## Prompt:
Copy the data exactly as it appears, and do not include any pictures.

____ Data shown

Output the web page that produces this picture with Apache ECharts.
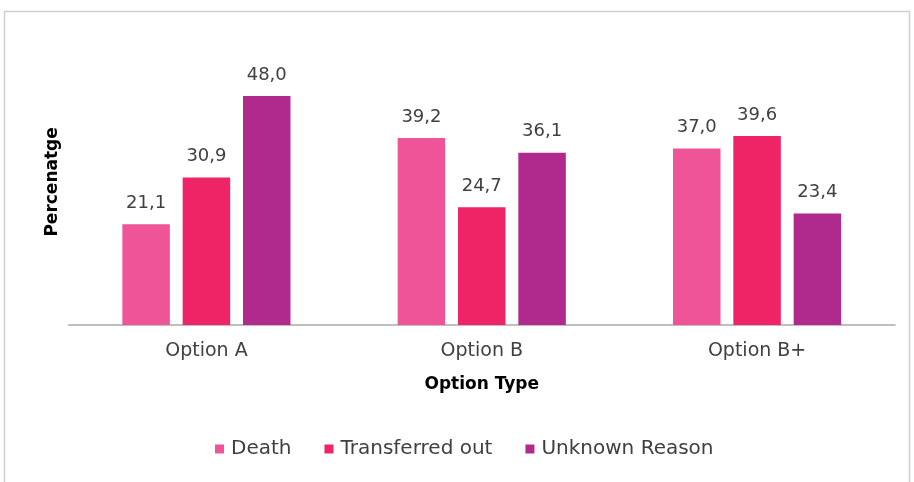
<!DOCTYPE html>
<html><head><meta charset="utf-8">
<script src="https://cdn.jsdelivr.net/npm/echarts@6/dist/echarts.min.js"></script>
<style>html,body{margin:0;padding:0;background:#fff}#c{width:914px;height:482px}</style>
</head><body><div id="c"></div>
<script>
const categories = ['Option A', 'Option B', 'Option B+'];
const seriesNames = ['Death', 'Transferred out', 'Unknown Reason'];
const death = [21.1, 39.2, 37.0];
const transferred = [30.9, 24.7, 39.6];
const unknown = [48.0, 36.1, 23.4];
const colors = ['#EF5499', '#EE2467', '#B02A8E'];

const chart = echarts.init(document.getElementById('c'));
const font = 'DejaVu Sans';
const lbl = {show: true, position: 'top', distance: 12, color: '#404040', fontSize: 18, fontFamily: font,
  formatter: p => p.value.toFixed(1).replace('.', ',')};
const mk = (name, data, i) => ({name, type: 'bar', data, barWidth: 47.5, barGap: '27%',
  itemStyle: {color: colors[i]}, label: lbl});
chart.setOption({
  animation: false,
  textStyle: {fontFamily: font},
  graphic: [{type: 'rect', shape: {x: 4.5, y: 11.5, width: 905, height: 480},
    style: {fill: 'none', stroke: '#cfcfcf', lineWidth: 1.5}, silent: true}],
  grid: {left: 68.75, right: 19.25, top: 38.8, bottom: 157},
  legend: {bottom: 18, left: 210, itemWidth: 9, itemHeight: 9, itemGap: 33, icon: 'rect',
    textStyle: {fontSize: 20, color: '#404040', fontFamily: font, padding: [0, 0, 0, 2]},
    data: seriesNames},
  xAxis: {type: 'category', data: categories,
    axisLine: {lineStyle: {color: '#bfbfbf', width: 2}}, axisTick: {show: false},
    axisLabel: {color: '#404040', fontSize: 19, margin: 17, fontFamily: font},
    name: 'Option Type', nameLocation: 'middle', nameGap: 51,
    nameTextStyle: {fontWeight: 'bold', fontSize: 17, color: '#000', fontFamily: font}},
  yAxis: {type: 'value', min: 0, max: 60, show: true,
    axisLine: {show: false}, axisTick: {show: false}, axisLabel: {show: false}, splitLine: {show: false},
    name: 'Percenatge', nameLocation: 'middle', nameGap: 8,
    nameTextStyle: {fontWeight: 'bold', fontSize: 17, color: '#000', fontFamily: font}},
  series: [mk(seriesNames[0], death, 0), mk(seriesNames[1], transferred, 1), mk(seriesNames[2], unknown, 2)]
});
</script></body></html>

________

## Answer to this task:
Output the web page that produces this picture with Apache ECharts.
<!DOCTYPE html>
<html><head><meta charset="utf-8">
<script src="https://cdn.jsdelivr.net/npm/echarts@6/dist/echarts.min.js"></script>
<style>html,body{margin:0;padding:0;background:#fff}#c{width:914px;height:482px}</style>
</head><body><div id="c"></div>
<script>
const categories = ['Option A', 'Option B', 'Option B+'];
const seriesNames = ['Death', 'Transferred out', 'Unknown Reason'];
const death = [21.1, 39.2, 37.0];
const transferred = [30.9, 24.7, 39.6];
const unknown = [48.0, 36.1, 23.4];
const colors = ['#EF5499', '#EE2467', '#B02A8E'];

const chart = echarts.init(document.getElementById('c'));
const font = 'DejaVu Sans';
const lbl = {show: true, position: 'top', distance: 12, color: '#404040', fontSize: 18, fontFamily: font,
  formatter: p => p.value.toFixed(1).replace('.', ',')};
const mk = (name, data, i) => ({name, type: 'bar', data, barWidth: 47.5, barGap: '27%',
  itemStyle: {color: colors[i]}, label: lbl});
chart.setOption({
  animation: false,
  textStyle: {fontFamily: font},
  graphic: [{type: 'rect', shape: {x: 4.5, y: 11.5, width: 905, height: 480},
    style: {fill: 'none', stroke: '#cfcfcf', lineWidth: 1.5}, silent: true}],
  grid: {left: 68.75, right: 19.25, top: 38.8, bottom: 157},
  legend: {bottom: 18, left: 210, itemWidth: 9, itemHeight: 9, itemGap: 33, icon: 'rect',
    textStyle: {fontSize: 20, color: '#404040', fontFamily: font, padding: [0, 0, 0, 2]},
    data: seriesNames},
  xAxis: {type: 'category', data: categories,
    axisLine: {lineStyle: {color: '#bfbfbf', width: 2}}, axisTick: {show: false},
    axisLabel: {color: '#404040', fontSize: 19, margin: 17, fontFamily: font},
    name: 'Option Type', nameLocation: 'middle', nameGap: 51,
    nameTextStyle: {fontWeight: 'bold', fontSize: 17, color: '#000', fontFamily: font}},
  yAxis: {type: 'value', min: 0, max: 60, show: true,
    axisLine: {show: false}, axisTick: {show: false}, axisLabel: {show: false}, splitLine: {show: false},
    name: 'Percenatge', nameLocation: 'middle', nameGap: 8,
    nameTextStyle: {fontWeight: 'bold', fontSize: 17, color: '#000', fontFamily: font}},
  series: [mk(seriesNames[0], death, 0), mk(seriesNames[1], transferred, 1), mk(seriesNames[2], unknown, 2)]
});
</script></body></html>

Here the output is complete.